If you want to fix the last commit in the history, you can just add the fixes and ammend the last commit:

git add <fixed-file>
git commit --amend

However, if you want to fix an older commit, you need to use interactive rebase starting with the commit you want to change. If this is for example the second commit in the history, use the following command (with -i for interactive):

git rebase -i HEAD~2

Another way to jump to a specific commit is to look at the history first and afterwards reference a specific commit.

git log --oneline
git rebase -i <commit-id>^

Note the ^ a th the end. If it is omitted, the rebase will start after that commit and not include the commit itself.

The interactive rebase will ask you which commits in the list you want to edit. Afterwards you can git add any changes to the old commit. To finish editing a commit, call:

git rebase --continue

Now that the history has been rewritten, you can't just push this command to the remote repository like before, as git will complain about conflicting changes. Instead, you need to force-push to the feature branch:

git push --force origin feature-branch

# Submodules

A repository can contain submodules, which are basically other repositories integrated in a subfolder.

Keeping submodules in sync with the main repository can sometimes be a bit tricky.

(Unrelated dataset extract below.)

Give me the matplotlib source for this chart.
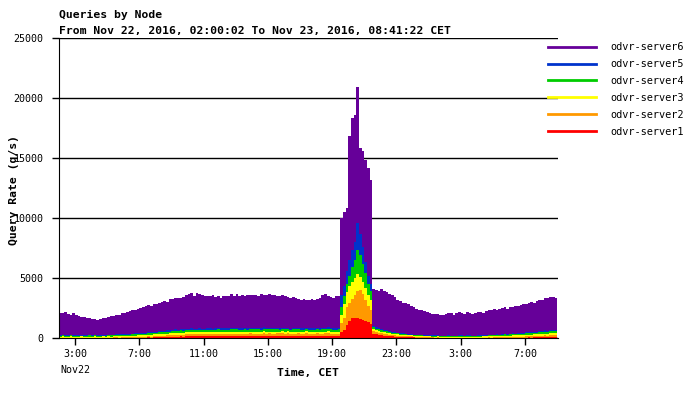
import numpy as np
import matplotlib.pyplot as plt
from matplotlib.lines import Line2D

# 10-minute samples starting Nov 22, 02:00 CET (q/s), one row per hour
server1 = [
    10, 10, 0, 10, 10, 0,
    0, 10, 10, 0, 10, 10,
    10, 0, 10, 10, 0, 10,
    10, 10, 20, 10, 10, 20,
    20, 10, 20, 30, 20, 30,
    30, 40, 30, 50, 40, 60,
    60, 70, 80, 70, 90, 100,
    110, 120, 110, 130, 120, 140,
    140, 150, 130, 150, 160, 140,
    150, 160, 150, 140, 160, 170,
    160, 150, 170, 160, 150, 170,
    170, 160, 150, 170, 160, 180,
    170, 160, 180, 170, 160, 170,
    180, 170, 160, 170, 180, 170,
    170, 180, 160, 170, 160, 170,
    160, 170, 180, 160, 170, 160,
    170, 160, 170, 180, 170, 160,
    170, 180, 160, 500, 700, 1080,
    1450, 1650, 1700, 1650, 1600, 1500,
    1400, 1300, 1200, 350, 300, 250,
    220, 200, 180, 150, 130, 110,
    100, 90, 80, 70, 60, 60,
    50, 40, 40, 30, 30, 20,
    20, 20, 10, 20, 10, 10,
    10, 0, 10, 10, 0, 10,
    10, 10, 0, 10, 10, 0,
    0, 10, 10, 0, 10, 10,
    10, 10, 20, 10, 20, 20,
    20, 30, 20, 30, 40, 30,
    40, 50, 40, 60, 50, 60,
    60, 70, 60, 80, 70, 80,
]
server2 = [
    20, 30, 20, 20, 30, 20,
    20, 20, 30, 20, 20, 30,
    20, 30, 20, 20, 30, 20,
    30, 20, 30, 40, 30, 40,
    40, 50, 40, 60, 50, 60,
    70, 60, 80, 90, 80, 100,
    100, 110, 120, 110, 130, 120,
    140, 150, 130, 160, 150, 170,
    160, 170, 180, 160, 170, 180,
    180, 190, 170, 180, 200, 190,
    190, 180, 200, 190, 210, 200,
    200, 190, 210, 200, 190, 210,
    200, 210, 190, 200, 220, 200,
    210, 200, 190, 210, 200, 220,
    200, 210, 190, 200, 190, 210,
    200, 190, 210, 200, 190, 200,
    210, 200, 190, 210, 220, 200,
    200, 190, 210, 750, 1000, 1520,
    1450, 1600, 1900, 2250, 2400, 2200,
    1800, 1400, 1100, 200, 180, 170,
    160, 150, 140, 130, 120, 110,
    100, 90, 90, 80, 70, 70,
    60, 60, 50, 50, 40, 40,
    40, 30, 30, 30, 20, 30,
    20, 30, 20, 20, 30, 20,
    20, 20, 30, 20, 20, 30,
    30, 20, 30, 30, 40, 30,
    40, 50, 40, 50, 60, 50,
    60, 70, 60, 80, 70, 80,
    90, 80, 100, 90, 110, 100,
    140, 150, 140, 160, 150, 160,
]
server3 = [
    90, 100, 90, 80, 100, 90,
    90, 80, 90, 100, 90, 80,
    90, 100, 80, 90, 100, 90,
    100, 90, 100, 110, 100, 110,
    110, 100, 120, 110, 120, 130,
    120, 130, 140, 130, 140, 150,
    140, 150, 140, 160, 150, 160,
    160, 150, 170, 160, 150, 170,
    160, 170, 150, 160, 170, 160,
    150, 160, 170, 160, 150, 170,
    160, 170, 150, 160, 170, 160,
    170, 160, 150, 170, 160, 150,
    160, 170, 160, 150, 170, 160,
    150, 160, 170, 160, 150, 160,
    170, 160, 150, 160, 170, 160,
    160, 150, 160, 170, 160, 150,
    160, 170, 160, 150, 160, 170,
    160, 150, 160, 650, 1100, 1200,
    1400, 1450, 1400, 1400, 1100, 1000,
    1000, 900, 850, 170, 160, 150,
    140, 130, 120, 120, 110, 100,
    100, 90, 90, 80, 80, 80,
    80, 70, 80, 70, 80, 70,
    80, 70, 80, 90, 80, 70,
    80, 90, 80, 70, 80, 90,
    80, 70, 80, 90, 80, 80,
    90, 80, 90, 100, 90, 100,
    100, 110, 100, 110, 120, 110,
    120, 110, 130, 120, 130, 140,
    130, 140, 130, 150, 140, 150,
    150, 140, 160, 150, 160, 150,
]
server4 = [
    80, 70, 90, 80, 70, 80,
    80, 90, 70, 80, 80, 90,
    70, 80, 90, 80, 70, 80,
    80, 90, 80, 90, 100, 90,
    90, 100, 90, 100, 110, 100,
    110, 120, 110, 130, 120, 130,
    130, 140, 150, 140, 150, 160,
    160, 170, 160, 180, 170, 180,
    180, 190, 170, 180, 190, 180,
    170, 180, 190, 180, 170, 190,
    180, 190, 180, 170, 190, 180,
    190, 180, 170, 190, 180, 190,
    180, 170, 190, 180, 190, 180,
    170, 180, 190, 180, 170, 180,
    190, 180, 170, 180, 190, 180,
    180, 190, 180, 170, 180, 190,
    180, 170, 190, 180, 190, 180,
    170, 180, 190, 700, 700, 700,
    900, 1200, 1500, 2000, 1800, 1500,
    1200, 900, 800, 160, 150, 140,
    130, 120, 110, 100, 90, 90,
    80, 80, 70, 70, 60, 60,
    60, 60, 50, 60, 50, 60,
    50, 60, 50, 60, 50, 60,
    60, 50, 60, 50, 60, 50,
    60, 50, 60, 60, 50, 60,
    60, 70, 60, 70, 80, 70,
    80, 90, 80, 90, 100, 90,
    100, 110, 100, 120, 110, 120,
    130, 120, 140, 130, 140, 150,
    150, 160, 150, 160, 170, 160,
]
server5 = [
    50, 40, 50, 60, 50, 40,
    50, 60, 40, 50, 50, 60,
    40, 50, 60, 50, 40, 50,
    50, 60, 50, 60, 70, 60,
    60, 70, 60, 70, 80, 70,
    80, 90, 80, 90, 100, 90,
    100, 110, 100, 120, 110, 120,
    120, 130, 120, 140, 130, 120,
    130, 140, 120, 130, 140, 130,
    120, 130, 140, 130, 120, 140,
    130, 140, 130, 120, 140, 130,
    140, 130, 120, 140, 130, 140,
    130, 120, 140, 130, 140, 130,
    120, 130, 140, 130, 120, 130,
    140, 130, 120, 130, 140, 130,
    130, 140, 130, 120, 130, 140,
    130, 120, 140, 130, 140, 130,
    120, 130, 140, 1000, 800, 1100,
    1300, 1400, 1500, 2300, 1800, 1400,
    900, 700, 550, 100, 100, 90,
    90, 80, 80, 70, 70, 60,
    60, 60, 50, 50, 50, 40,
    40, 40, 40, 30, 40, 30,
    40, 30, 40, 30, 40, 30,
    30, 40, 30, 40, 30, 40,
    40, 30, 40, 30, 40, 30,
    40, 50, 40, 50, 50, 40,
    50, 60, 50, 60, 60, 50,
    60, 70, 60, 70, 80, 70,
    80, 90, 80, 90, 100, 90,
    100, 110, 100, 110, 100, 110,
]
server6 = [
    1850, 1800, 1900, 1750, 1690, 1820,
    1650, 1600, 1550, 1500, 1450, 1400,
    1350, 1300, 1250, 1350, 1400, 1450,
    1480, 1530, 1570, 1590, 1640, 1730,
    1780, 1820, 1920, 1930, 1970, 2060,
    2090, 2110, 2210, 2260, 2220, 2320,
    2300, 2350, 2450, 2500, 2400, 2600,
    2520, 2620, 2670, 2570, 2720, 2770,
    2860, 2910, 2760, 2960, 2860, 2810,
    2750, 2700, 2650, 2800, 2600, 2650,
    2530, 2630, 2680, 2730, 2780, 2680,
    2770, 2720, 2820, 2670, 2770, 2720,
    2710, 2760, 2660, 2810, 2710, 2760,
    2810, 2710, 2760, 2660, 2710, 2760,
    2610, 2560, 2510, 2560, 2460, 2410,
    2360, 2410, 2310, 2360, 2410, 2310,
    2360, 2510, 2710, 2810, 2660, 2560,
    2510, 2660, 2610, 6400, 6200, 5200,
    10300, 11000, 10600, 11300, 7100, 8000,
    8500, 9000, 8700, 3120, 3110, 3100,
    3360, 3270, 3170, 3080, 3080, 2980,
    2760, 2640, 2570, 2550, 2480, 2390,
    2260, 2180, 2090, 2060, 2010, 1930,
    1880, 1830, 1780, 1730, 1680, 1730,
    1800, 1850, 1900, 1750, 1900, 1950,
    1900, 1850, 1950, 1900, 1800, 1900,
    1930, 1970, 1870, 2000, 2030, 2100,
    2120, 2030, 2160, 2180, 2190, 2130,
    2240, 2160, 2280, 2280, 2320, 2360,
    2380, 2420, 2510, 2430, 2560, 2600,
    2600, 2720, 2690, 2740, 2800, 2690,
]

names = ['odvr-server1', 'odvr-server2', 'odvr-server3',
         'odvr-server4', 'odvr-server5', 'odvr-server6']
colors = ['#ff0000', '#ff9900', '#ffff00', '#00cc00', '#0033cc', '#660099']

# hours after 02:00 Nov 22
tick_hours = [1, 5, 9, 13, 17, 21, 25, 29]
tick_labels = ['3:00', '7:00', '11:00', '15:00', '19:00', '23:00', '3:00', '7:00']

mono = 'DejaVu Sans Mono'
plt.rcParams['font.family'] = mono

fig = plt.figure(figsize=(6.93, 3.93), dpi=100)
ax = fig.add_axes([59 / 693, 55 / 393, 499 / 693, 300 / 393])

series = [server1, server2, server3, server4, server5, server6]
edges = np.arange(len(server1) + 1) / 6
bottom = np.zeros(len(server1))
for vals, col in zip(series, colors):
    top = bottom + np.array(vals, dtype=float)
    ax.stairs(top, edges, baseline=bottom, fill=True, color=col,
              linewidth=0, antialiased=False)
    bottom = top

ax.set_xlim(0, 31.05)
ax.set_ylim(0, 25000)
ax.set_yticks(range(0, 25001, 5000))
ax.yaxis.grid(True, color='black', linewidth=1)
ax.set_axisbelow(True)
ax.set_xticks(tick_hours, tick_labels)
ax.tick_params(axis='both', direction='out', length=5, width=1,
               labelsize=7.2, colors='black')
ax.tick_params(axis='y', pad=6)
ax.tick_params(axis='x', pad=3)
for s in ['top', 'right']:
    ax.spines[s].set_visible(False)

fig.text(59 / 693, 1 - 15 / 393, 'Queries by Node', fontsize=8.2,
         fontweight='bold', va='center', ha='left')
fig.text(59 / 693, 1 - 31 / 393,
         'From Nov 22, 2016, 02:00:02 To Nov 23, 2016, 08:41:22 CET',
         fontsize=8.2, fontweight='bold', va='center', ha='left')
fig.text(60 / 693, 1 - 370 / 393, 'Nov22', fontsize=7.2, va='center', ha='left')
fig.text(308 / 693, 1 - 373 / 393, 'Time, CET', fontsize=8.2,
         fontweight='bold', va='center', ha='center')
fig.text(14 / 693, 1 - 190 / 393, 'Query Rate (q/s)', fontsize=8.2,
         fontweight='bold', va='center', ha='center', rotation=90)

handles = [Line2D([], [], color=c, lw=2) for c in colors]
fig.legend(handles[::-1], names[::-1], loc='upper left',
           bbox_to_anchor=(544 / 693, 1 - 38 / 393), frameon=False,
           fontsize=7.4, handlelength=4.7, handletextpad=1.4,
           labelspacing=0.68, borderaxespad=0)

fig.savefig('out.png', dpi=100)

If a repository with submodules is cloned via the command line (or downloaded directly from GitHub), the submodules are not pulled automatically and the directories will be empty. The following command should be used to clone a repository including all its submodules:

git clone --recursive <your-repo-URL>

If you cloned the repository already and want to pull the submodules, run:

git submodule update --init --recursive

If the submodule in your repository was updated and you pull the changes, the submodules need to be synchronized manually in an additional step by calling:

git submodule update

If you updated the submodule yourself and pushed the submodule from the submodule directory, you can point the main repository to the new status of the submodule similar to any normal file that has been changed.